# Source excerpt
* Begin *
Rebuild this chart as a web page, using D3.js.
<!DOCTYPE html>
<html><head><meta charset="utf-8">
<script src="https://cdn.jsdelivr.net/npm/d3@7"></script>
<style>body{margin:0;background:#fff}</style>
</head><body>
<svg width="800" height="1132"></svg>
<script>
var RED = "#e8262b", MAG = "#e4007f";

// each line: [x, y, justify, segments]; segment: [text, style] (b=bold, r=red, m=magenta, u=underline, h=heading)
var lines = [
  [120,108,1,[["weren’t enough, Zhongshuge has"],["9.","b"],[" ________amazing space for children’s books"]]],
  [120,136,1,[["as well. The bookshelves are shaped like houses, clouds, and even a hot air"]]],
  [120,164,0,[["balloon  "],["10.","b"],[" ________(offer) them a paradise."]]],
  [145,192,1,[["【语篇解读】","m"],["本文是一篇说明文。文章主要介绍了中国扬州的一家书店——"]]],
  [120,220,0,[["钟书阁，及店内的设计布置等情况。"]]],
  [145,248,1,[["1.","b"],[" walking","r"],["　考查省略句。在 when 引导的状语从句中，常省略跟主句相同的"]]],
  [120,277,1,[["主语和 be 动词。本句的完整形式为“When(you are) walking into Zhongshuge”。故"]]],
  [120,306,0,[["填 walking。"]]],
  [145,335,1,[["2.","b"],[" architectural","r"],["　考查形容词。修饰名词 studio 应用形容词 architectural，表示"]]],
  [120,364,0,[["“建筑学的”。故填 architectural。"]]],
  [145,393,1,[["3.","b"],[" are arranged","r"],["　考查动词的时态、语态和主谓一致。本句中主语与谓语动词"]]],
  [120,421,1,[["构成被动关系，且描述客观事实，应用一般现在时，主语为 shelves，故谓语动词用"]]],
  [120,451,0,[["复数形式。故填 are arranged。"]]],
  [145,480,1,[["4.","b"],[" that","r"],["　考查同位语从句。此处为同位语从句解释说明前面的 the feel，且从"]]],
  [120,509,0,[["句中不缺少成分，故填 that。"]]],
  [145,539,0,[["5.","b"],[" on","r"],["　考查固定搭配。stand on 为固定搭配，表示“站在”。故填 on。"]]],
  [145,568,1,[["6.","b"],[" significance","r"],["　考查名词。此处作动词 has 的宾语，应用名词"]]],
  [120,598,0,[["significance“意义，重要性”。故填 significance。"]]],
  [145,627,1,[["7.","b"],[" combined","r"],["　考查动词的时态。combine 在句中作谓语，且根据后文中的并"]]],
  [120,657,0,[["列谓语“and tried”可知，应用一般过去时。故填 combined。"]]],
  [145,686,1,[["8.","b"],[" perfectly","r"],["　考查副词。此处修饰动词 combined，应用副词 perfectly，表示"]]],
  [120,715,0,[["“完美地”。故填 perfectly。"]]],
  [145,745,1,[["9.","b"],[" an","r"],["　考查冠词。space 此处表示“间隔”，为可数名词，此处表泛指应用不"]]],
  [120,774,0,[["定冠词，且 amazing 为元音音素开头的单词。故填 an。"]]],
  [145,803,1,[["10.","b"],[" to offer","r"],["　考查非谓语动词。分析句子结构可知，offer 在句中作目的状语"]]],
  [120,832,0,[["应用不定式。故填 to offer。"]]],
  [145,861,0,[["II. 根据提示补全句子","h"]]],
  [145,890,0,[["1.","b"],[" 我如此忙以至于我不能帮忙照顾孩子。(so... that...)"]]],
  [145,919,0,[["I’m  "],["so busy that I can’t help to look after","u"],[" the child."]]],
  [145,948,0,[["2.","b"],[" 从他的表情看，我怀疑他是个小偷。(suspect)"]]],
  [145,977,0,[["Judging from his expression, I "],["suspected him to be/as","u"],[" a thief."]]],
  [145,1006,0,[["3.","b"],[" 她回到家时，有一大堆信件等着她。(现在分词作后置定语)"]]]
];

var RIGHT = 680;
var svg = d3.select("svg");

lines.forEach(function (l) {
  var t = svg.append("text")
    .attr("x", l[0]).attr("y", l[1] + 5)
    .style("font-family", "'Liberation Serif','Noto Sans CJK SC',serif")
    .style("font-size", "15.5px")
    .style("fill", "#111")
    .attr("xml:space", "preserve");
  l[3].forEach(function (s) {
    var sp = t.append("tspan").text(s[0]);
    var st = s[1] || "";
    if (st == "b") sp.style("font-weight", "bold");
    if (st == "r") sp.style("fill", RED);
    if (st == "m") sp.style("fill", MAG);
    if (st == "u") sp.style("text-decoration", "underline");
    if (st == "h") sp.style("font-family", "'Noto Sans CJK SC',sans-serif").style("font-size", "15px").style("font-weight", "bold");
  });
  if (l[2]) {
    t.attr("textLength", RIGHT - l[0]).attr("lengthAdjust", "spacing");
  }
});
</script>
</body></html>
* End *
# Exercise
Repeat the listing in full, keeping every line exactly as it is.

# Exercise answer
Rebuild this chart as a web page, using D3.js.
<!DOCTYPE html>
<html><head><meta charset="utf-8">
<script src="https://cdn.jsdelivr.net/npm/d3@7"></script>
<style>body{margin:0;background:#fff}</style>
</head><body>
<svg width="800" height="1132"></svg>
<script>
var RED = "#e8262b", MAG = "#e4007f";

// each line: [x, y, justify, segments]; segment: [text, style] (b=bold, r=red, m=magenta, u=underline, h=heading)
var lines = [
  [120,108,1,[["weren’t enough, Zhongshuge has"],["9.","b"],[" ________amazing space for children’s books"]]],
  [120,136,1,[["as well. The bookshelves are shaped like houses, clouds, and even a hot air"]]],
  [120,164,0,[["balloon  "],["10.","b"],[" ________(offer) them a paradise."]]],
  [145,192,1,[["【语篇解读】","m"],["本文是一篇说明文。文章主要介绍了中国扬州的一家书店——"]]],
  [120,220,0,[["钟书阁，及店内的设计布置等情况。"]]],
  [145,248,1,[["1.","b"],[" walking","r"],["　考查省略句。在 when 引导的状语从句中，常省略跟主句相同的"]]],
  [120,277,1,[["主语和 be 动词。本句的完整形式为“When(you are) walking into Zhongshuge”。故"]]],
  [120,306,0,[["填 walking。"]]],
  [145,335,1,[["2.","b"],[" architectural","r"],["　考查形容词。修饰名词 studio 应用形容词 architectural，表示"]]],
  [120,364,0,[["“建筑学的”。故填 architectural。"]]],
  [145,393,1,[["3.","b"],[" are arranged","r"],["　考查动词的时态、语态和主谓一致。本句中主语与谓语动词"]]],
  [120,421,1,[["构成被动关系，且描述客观事实，应用一般现在时，主语为 shelves，故谓语动词用"]]],
  [120,451,0,[["复数形式。故填 are arranged。"]]],
  [145,480,1,[["4.","b"],[" that","r"],["　考查同位语从句。此处为同位语从句解释说明前面的 the feel，且从"]]],
  [120,509,0,[["句中不缺少成分，故填 that。"]]],
  [145,539,0,[["5.","b"],[" on","r"],["　考查固定搭配。stand on 为固定搭配，表示“站在”。故填 on。"]]],
  [145,568,1,[["6.","b"],[" significance","r"],["　考查名词。此处作动词 has 的宾语，应用名词"]]],
  [120,598,0,[["significance“意义，重要性”。故填 significance。"]]],
  [145,627,1,[["7.","b"],[" combined","r"],["　考查动词的时态。combine 在句中作谓语，且根据后文中的并"]]],
  [120,657,0,[["列谓语“and tried”可知，应用一般过去时。故填 combined。"]]],
  [145,686,1,[["8.","b"],[" perfectly","r"],["　考查副词。此处修饰动词 combined，应用副词 perfectly，表示"]]],
  [120,715,0,[["“完美地”。故填 perfectly。"]]],
  [145,745,1,[["9.","b"],[" an","r"],["　考查冠词。space 此处表示“间隔”，为可数名词，此处表泛指应用不"]]],
  [120,774,0,[["定冠词，且 amazing 为元音音素开头的单词。故填 an。"]]],
  [145,803,1,[["10.","b"],[" to offer","r"],["　考查非谓语动词。分析句子结构可知，offer 在句中作目的状语"]]],
  [120,832,0,[["应用不定式。故填 to offer。"]]],
  [145,861,0,[["II. 根据提示补全句子","h"]]],
  [145,890,0,[["1.","b"],[" 我如此忙以至于我不能帮忙照顾孩子。(so... that...)"]]],
  [145,919,0,[["I’m  "],["so busy that I can’t help to look after","u"],[" the child."]]],
  [145,948,0,[["2.","b"],[" 从他的表情看，我怀疑他是个小偷。(suspect)"]]],
  [145,977,0,[["Judging from his expression, I "],["suspected him to be/as","u"],[" a thief."]]],
  [145,1006,0,[["3.","b"],[" 她回到家时，有一大堆信件等着她。(现在分词作后置定语)"]]]
];

var RIGHT = 680;
var svg = d3.select("svg");

lines.forEach(function (l) {
  var t = svg.append("text")
    .attr("x", l[0]).attr("y", l[1] + 5)
    .style("font-family", "'Liberation Serif','Noto Sans CJK SC',serif")
    .style("font-size", "15.5px")
    .style("fill", "#111")
    .attr("xml:space", "preserve");
  l[3].forEach(function (s) {
    var sp = t.append("tspan").text(s[0]);
    var st = s[1] || "";
    if (st == "b") sp.style("font-weight", "bold");
    if (st == "r") sp.style("fill", RED);
    if (st == "m") sp.style("fill", MAG);
    if (st == "u") sp.style("text-decoration", "underline");
    if (st == "h") sp.style("font-family", "'Noto Sans CJK SC',sans-serif").style("font-size", "15px").style("font-weight", "bold");
  });
  if (l[2]) {
    t.attr("textLength", RIGHT - l[0]).attr("lengthAdjust", "spacing");
  }
});
</script>
</body></html>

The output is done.